Disposer d’un support écrit présente en outre l’avantage d’être pérenne et de pouvoir être consulté à nouveau plus tard par l’apprenant. Nous pouvons toutefois nous demander si la consultation de capsules vidéos sur le même thème ne pourrait pas jouer le même rôle.



Une association à une discussion sur la réfutation et à une prise de jugement


Pris seul, le texte de réfutation n’est pas suffisant pour produire un changement conceptuel durable pour les individus qui y sont confrontés.

Il bénéficie à être exploité dans le cadre d’une discussion où les élèves doivent s’approprier les arguments pour poser un jugement personnel.

Les enseignants peuvent aider les élèves à éviter les problèmes de compréhension en s’assurant que la réfutation dans le passage est explicite et en mettant en évidence les arguments de réfutation d’un texte.

Certains apprenants ne vont faire évoluer leurs conceptions naïves qu’après s’être engagés dans une discussion qui les a obligés à mobiliser des idées scientifiques présentes dans le texte.

Les discussions peuvent exiger que les élèves articulent et appuient leur point de vue à l’aide d’arguments scientifiques et probants tirés de textes. Cela constitue un moyen efficace de les aider à modifier leur compréhension incomplète et intuitive des concepts scientifiques complexes.

La discussion sur le texte de réfutation doit être guidée par l’enseignant et appuyée par le texte et la conception pédagogique. Les apprenants des groupes de discussion non encadrés sont susceptibles de se convaincre mutuellement de leurs conceptions erronées respectives.
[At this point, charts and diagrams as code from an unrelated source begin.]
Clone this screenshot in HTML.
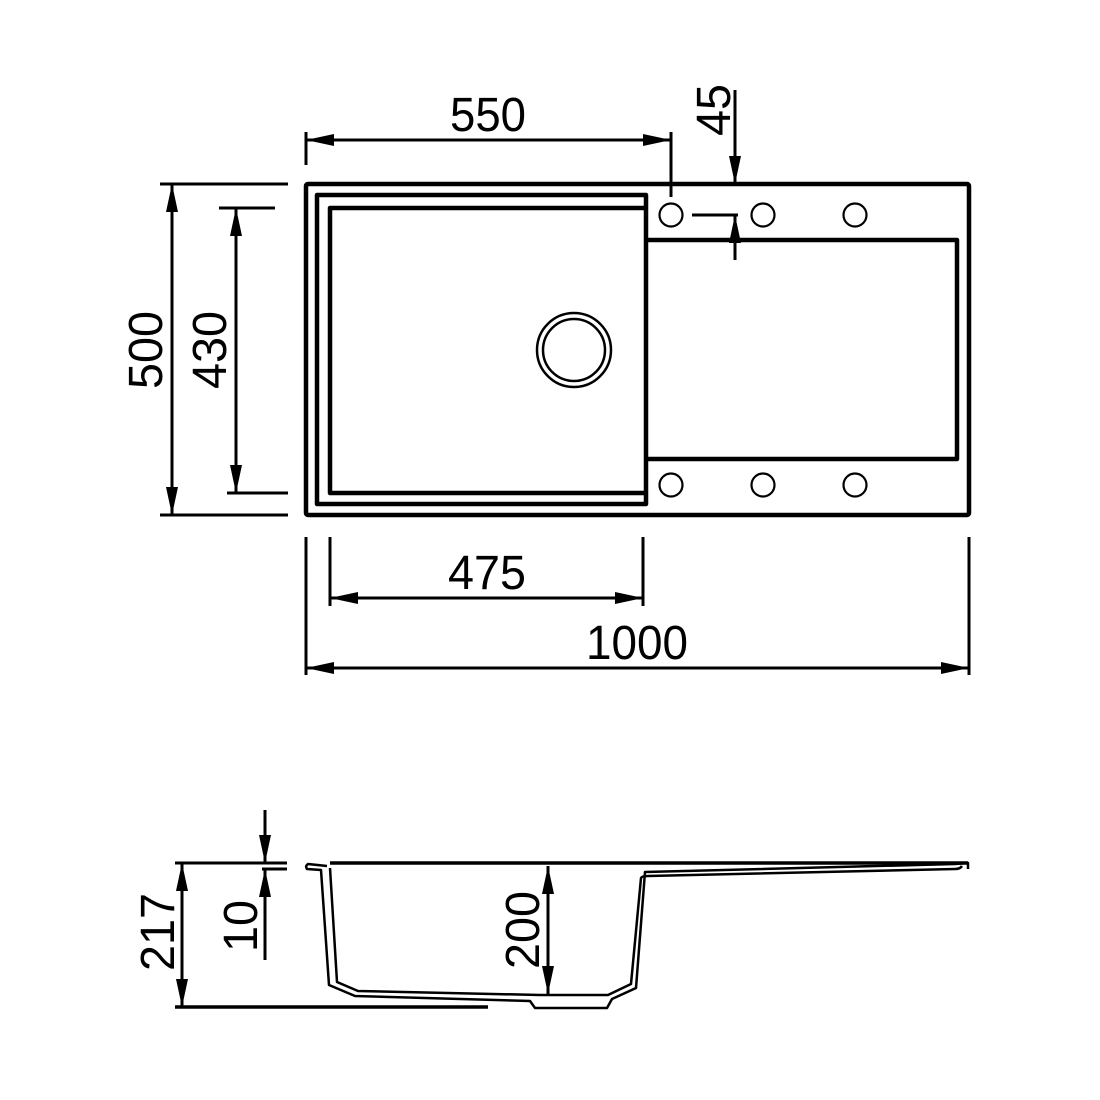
<!DOCTYPE html>
<html><head><meta charset="utf-8"><style>html,body{margin:0;padding:0;background:#fff}svg{display:block}</style></head>
<body>
<svg width="1100" height="1100" viewBox="0 0 1100 1100" xmlns="http://www.w3.org/2000/svg">
<defs>
<marker id="a" viewBox="0 0 28 12" refX="28" refY="6" markerWidth="28" markerHeight="12" markerUnits="userSpaceOnUse" orient="auto-start-reverse"><path d="M0,0 L28,6 L0,12 Z" fill="#000"/></marker>
</defs>
<g fill="none" stroke="#000" stroke-linejoin="round">
<rect x="306" y="184" width="663" height="331" stroke-width="4.5" rx="2"/>
<rect x="317" y="195" width="329" height="309" stroke-width="4.5"/>
<path d="M644,208 L330,208 L330,493 L644,493" stroke-width="4.5"/>
<path d="M646,240 L957,240 L957,459 L646,459" stroke-width="4.5"/>
<circle cx="574" cy="350" r="37" stroke-width="2.5"/>
<circle cx="574" cy="350" r="31" stroke-width="2.5"/>
<g stroke-width="2.2">
<circle cx="671" cy="215" r="11.5"/><circle cx="763" cy="215" r="11.5"/><circle cx="855" cy="215" r="11.5"/>
<circle cx="671" cy="485" r="11.5"/><circle cx="763" cy="485" r="11.5"/><circle cx="855" cy="485" r="11.5"/>
</g>
<g stroke-width="3">
<line x1="306" y1="132" x2="306" y2="165"/>
<line x1="671" y1="132" x2="671" y2="197"/>
<line x1="306" y1="140" x2="671" y2="140" marker-start="url(#a)" marker-end="url(#a)"/>
<line x1="735" y1="90" x2="735" y2="184" marker-end="url(#a)"/>
<line x1="735" y1="260" x2="735" y2="215" marker-end="url(#a)"/>
<line x1="692" y1="215" x2="738" y2="215"/>
<line x1="160" y1="184" x2="288" y2="184"/>
<line x1="160" y1="515" x2="288" y2="515"/>
<line x1="172" y1="184" x2="172" y2="515" marker-start="url(#a)" marker-end="url(#a)"/>
<line x1="219" y1="208" x2="275" y2="208"/>
<line x1="227" y1="493" x2="288" y2="493"/>
<line x1="236" y1="208" x2="236" y2="493" marker-start="url(#a)" marker-end="url(#a)"/>
<line x1="330" y1="537" x2="330" y2="606"/>
<line x1="643" y1="537" x2="643" y2="606"/>
<line x1="330" y1="598" x2="643" y2="598" marker-start="url(#a)" marker-end="url(#a)"/>
<line x1="306" y1="537" x2="306" y2="675"/>
<line x1="969" y1="537" x2="969" y2="675"/>
<line x1="306" y1="668" x2="969" y2="668" marker-start="url(#a)" marker-end="url(#a)"/>
<line x1="175" y1="863" x2="287" y2="863"/>
<line x1="262" y1="869" x2="287" y2="869"/>
<line x1="175" y1="1007" x2="488" y2="1007" stroke-width="3.5"/>
<line x1="330" y1="863" x2="968" y2="863" stroke-width="3.5"/>
<line x1="182" y1="863" x2="182" y2="1007" marker-start="url(#a)" marker-end="url(#a)"/>
<line x1="265" y1="810" x2="265" y2="863" marker-end="url(#a)"/>
<line x1="265" y1="960" x2="265" y2="869" marker-end="url(#a)"/>
<line x1="548" y1="866" x2="548" y2="994" marker-start="url(#a)" marker-end="url(#a)"/>
</g>
<g stroke-width="2.5">
<path d="M327,866 L308,864 Q305,866 307,869 L321,870 L329,985 L355,996 L530,1001 L535,1008 L607,1008 L612,999 L636,988 L645,872 L955,864 L968,863 L968,869"/>
<path d="M330,868 L337,982 L358,991 L540,995 L608,995 L631,984 L641,878 Q642,876 648,876 L955,869 Q960,869 962,866"/>
</g>
</g>
<g font-family="Liberation Sans, sans-serif" font-size="48" fill="#000">
<text x="488" y="131" text-anchor="middle" textLength="76" lengthAdjust="spacingAndGlyphs">550</text>
<text x="637" y="659" text-anchor="middle" textLength="102" lengthAdjust="spacingAndGlyphs">1000</text>
<text x="487" y="589" text-anchor="middle" textLength="78" lengthAdjust="spacingAndGlyphs">475</text>
<text transform="translate(730,110) rotate(-90)" text-anchor="middle" textLength="52" lengthAdjust="spacingAndGlyphs">45</text>
<text transform="translate(162,350) rotate(-90)" text-anchor="middle" textLength="78" lengthAdjust="spacingAndGlyphs">500</text>
<text transform="translate(226,350) rotate(-90)" text-anchor="middle" textLength="78" lengthAdjust="spacingAndGlyphs">430</text>
<text transform="translate(174,932) rotate(-90)" text-anchor="middle" textLength="78" lengthAdjust="spacingAndGlyphs">217</text>
<text transform="translate(257,926) rotate(-90)" text-anchor="middle" textLength="52" lengthAdjust="spacingAndGlyphs">10</text>
<text transform="translate(539,930) rotate(-90)" text-anchor="middle" textLength="78" lengthAdjust="spacingAndGlyphs">200</text>
</g>
</svg>
</body></html>
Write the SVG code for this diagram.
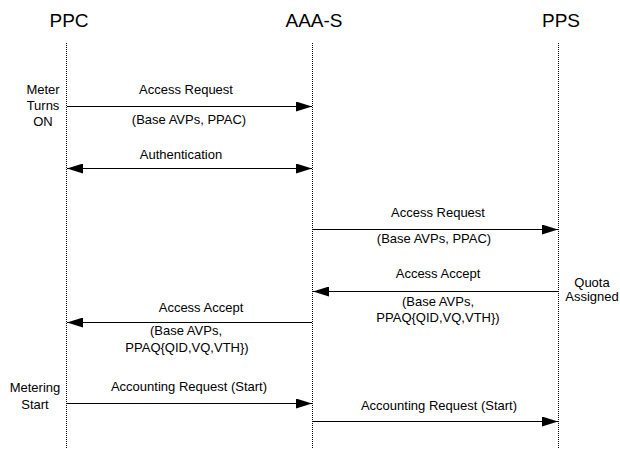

Les apprenants peuvent avoir besoin de conseils de la part de l’enseignant pour attirer leur attention sur les sections du texte qui confirment les conceptions scientifiques. Dans le cas d’un texte de réfutation, il s’agit de la diriger sur la section qui réfute les idées préconçues non scientifiques.



Mise à jour le 22/05/2023



Bibliographie


Guzzetti, B. J. (2000). Learning counter-intuitive science concepts: what have we learned from over a decade of research? Reading & Writing Quarterly, 16(2), 89–98.